Matteo: Secondo me la buona musica c’è ancora, semplicemente è annegata in un mare di rumore di fondo e la gente ha le orecchie sature. Ai concerti non manca il pubblico ma è diventato più esigente: si aspetta un livello qualitativo molto alto e, rispetto a un tempo, è meno disposto ad accettare compromessi come la sperimentazione di cui parlava Enrico.

E quindi, anche se credo sia inutile chiederlo ai diretti interessati, noi ci proviamo sempre: questo lavoro quanto incontra le persone e quanto invece se ne tiene a distanza?
Enrico: L’obiettivo del disco non era né incontrare le persone, né allontanarle: era descriverne la quotidianità in un’ottica differente e a volte provocatoria.

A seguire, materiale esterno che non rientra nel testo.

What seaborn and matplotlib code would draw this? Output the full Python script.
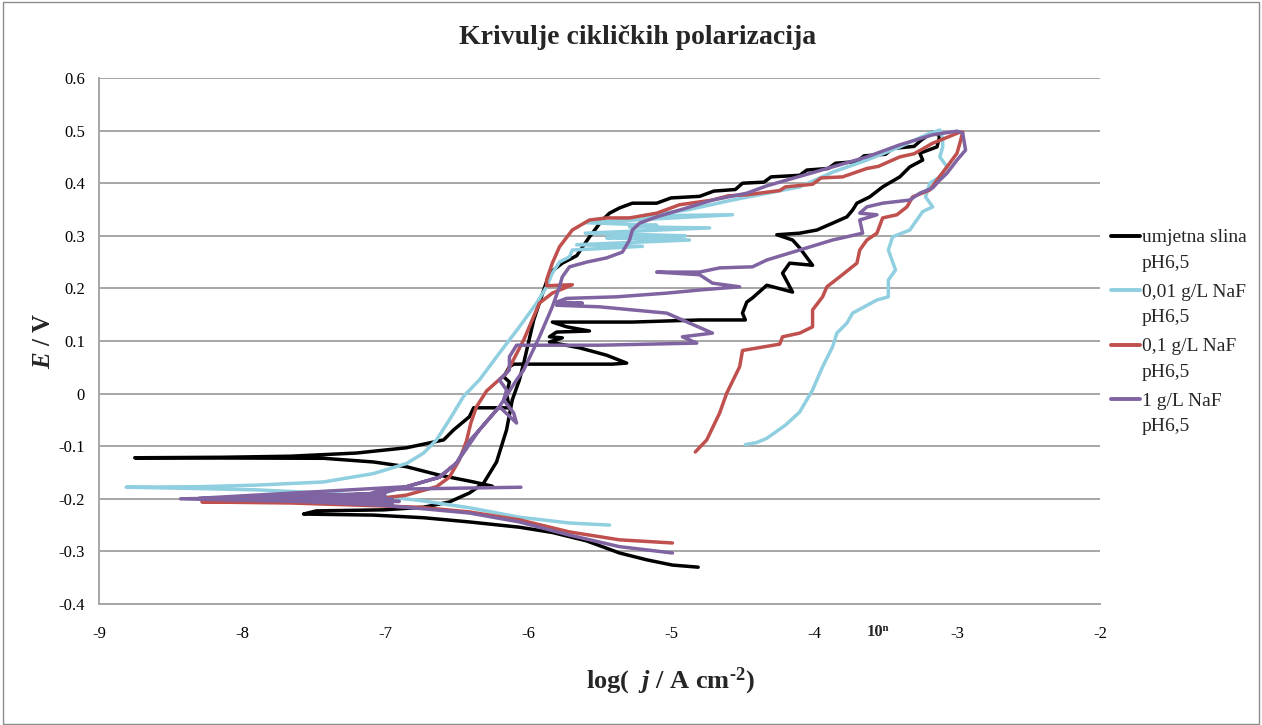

Comunque tante persone ci hanno detto di essersi ritrovate molto in alcune canzoni, questo fa sempre piacere ovviamente.

Matteo: …Direi che le incontra sicuramente molto più di quanto le tenga a distanza!

E per chiudere chiediamo sempre: finito il concerto de Le Frequenze di Tesla, il fonico che musica dovrebbe mandare per salutare il pubblico?
Enrico: Non è semplice rispondere a questa domanda, a istinto dico “Ancora tu” di Lucio Battisti.

Matteo: Domandona! Noi tre veniamo da esperienze e ascolti molto diversi e ognuno potrebbe dire la sua. Per quanto mi riguarda io saluterei il pubblico con “Tomorrow never knows” dei Beatles: un brano del 1966 che ai miei occhi sembrerà sempre avanti di dieci anni anche rispetto alle cose attuali. C’è dentro veramente tutto!